中高年はサルコペニア予防対策を! サルコペニア肥満の原因も知って長生き人生
いつまでも健康なアクティブライフを続けるために。40代、50代と加齢が進むにつれて筋肉量が減少し、握力や体幹筋など全身の筋力が低下することを「サルコペニア」と呼びます。歩くスピードが以前より遅くなったり、立っている時に手すりが欲しくなったりなど生活面での変化が見られたら要注意。長引く運動不足のため、いつのまにか全身の筋肉が落ちてサルコペニアに陥っているかもしれませんよ。
筋肉減弱現象「サルコペニア」
中高年の大敵「サルコペニア」の原因には加齢があります(一次性・加齢性・原発性サルコペニア)。その他に運動不足や疾患、栄養不良によるサルコペニア(二次性サルコペニア)があり、例えば長期間の無重力生活から地球に帰還した宇宙飛行士の筋力が著しく低下しているのも一種のサルコペニアです。高齢者の寝たきり生活で足腰を使わず筋肉が衰退する廃用症候群とも似ていますね。これらが進行すると日常生活に支障をきたすロコモティブシンドローム(運動器症候群)へと発展し、要介護状態が視野に入ってきます。

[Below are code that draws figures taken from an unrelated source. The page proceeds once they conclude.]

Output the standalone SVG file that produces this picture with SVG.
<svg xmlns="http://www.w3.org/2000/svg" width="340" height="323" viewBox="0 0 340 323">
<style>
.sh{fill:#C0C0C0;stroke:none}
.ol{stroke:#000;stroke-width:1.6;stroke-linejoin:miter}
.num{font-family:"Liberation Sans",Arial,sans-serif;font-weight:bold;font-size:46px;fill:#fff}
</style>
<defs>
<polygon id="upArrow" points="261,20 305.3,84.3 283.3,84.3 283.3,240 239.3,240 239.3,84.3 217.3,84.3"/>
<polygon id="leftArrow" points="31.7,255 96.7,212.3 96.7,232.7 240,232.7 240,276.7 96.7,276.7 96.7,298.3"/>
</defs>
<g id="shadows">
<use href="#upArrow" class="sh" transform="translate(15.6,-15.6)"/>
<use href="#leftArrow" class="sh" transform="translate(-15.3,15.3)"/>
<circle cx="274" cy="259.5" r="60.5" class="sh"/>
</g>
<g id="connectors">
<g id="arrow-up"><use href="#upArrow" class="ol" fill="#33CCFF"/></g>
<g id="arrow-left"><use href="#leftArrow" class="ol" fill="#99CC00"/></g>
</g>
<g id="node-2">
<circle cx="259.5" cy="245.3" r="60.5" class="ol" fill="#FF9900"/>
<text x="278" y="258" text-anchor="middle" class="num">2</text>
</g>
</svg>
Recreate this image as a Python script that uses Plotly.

加齢以外に明らかな原因がない加齢性サルコペニアはアラフィフ、アラカン世代によくみられます。サルコペニアの診断基準としてはアジア人で握力が男性26kg未満、女性18kg未満、そして歩く速度が秒速0.8m以下が目安とされています。いつもの徒歩スピードで10秒間に8メートルを踏破できればセーフ、そうでなければサルコペニアの疑いあり。握力計は一般のご家庭には常備していませんよね。ホームセンターやスポーツ用品、大手家電量販店で試用するか、体力測定のためにスポーツクラブや病院等で使える場合がありますから、近隣で探してみてください。サルコペニアの原因は多岐にわたるため、関係する疾患の心当たりがある方は主治医に相談するのをお忘れなく。
運動不足や栄養不足、または老化現象の一部としてのサルコペニアに対する予防法は結局のところ食事と運動に尽きます。ただしやみくもにタンパク質を食べたり必要以上のオーバーワークは逆効果。中高年は胃腸も弱まっていますし、関節や運動神経も若い頃ほどベストではありません。ボディビルダーを目指した筋肥大ではなく、目的は筋肉量の維持。筋肉が分解される糖新生をできるだけ防ぐため、筋組織の原料となるアミノ酸、中でも必須アミノ酸のバリン、ロイシン、イソロイシン(BCAA)を積極的に摂取するとよいでしょう。
BCAAは筋たんぱく質の分解を抑制するだけでなく、膵臓からのインスリン分泌を促して筋肉形成を増大させてもくれます。まさにサルコペニアでお悩みの中高年にピッタリの効果。スポーツ選手が運動前にBCAAを摂取することで運動効果を高める使い方がよく知られています。サプリメントと聞くと躊躇する方がおられるかもしれません。一般的にBCAAはサプリメントの形で販売されているほか、スポーツドリンクやゼリー食品に含まれていることが多いです。薬品のような名前ですが純粋なアミノ酸にすぎないので処方箋も要りません。
悪循環が生む「サルコペニア肥満」とは
筋量減少のサルコペニアとメタボリックな肥満が合わさると、恐るべき「サルコペニア肥満」に発展します。筋肉量が減って基礎代謝が低下したコンディションに、カロリーを超過したら体重が増加するのは当然。サルコペニア肥満は運動しても脂肪を燃焼させるための筋肉が少ない悪循環状態なので、さらにメタボりやすい体質に陥っていると考えられます。さらに怖いのは体重は変化しないのに筋肉量が減る=体脂肪が増える「隠れサルコペニア肥満」。身体の見た目はさほど変わらないため気付きません。
数ヶ月、数年をかけてじわじわと筋肉と脂肪が逆転していき、サルコペニア肥満を自覚する時にはすでに遅し。短くなってしまった健康寿命を再び伸ばすのは非常に難しいので、常日頃からヘルシーでアクティブな日常を心がけておくことが大切です。ウォーキング、ジョギング、自転車などの有酸素運動と、ハーフスクワットや膝つき腕立てといった軽めの筋トレを組み合わせると効率が上がります。定年後の余裕ある時間で海外旅行したいまさにその時、満足に歩けない身体になっていないようサルコペニアという体質の危険性を覚えておくとよいでしょう。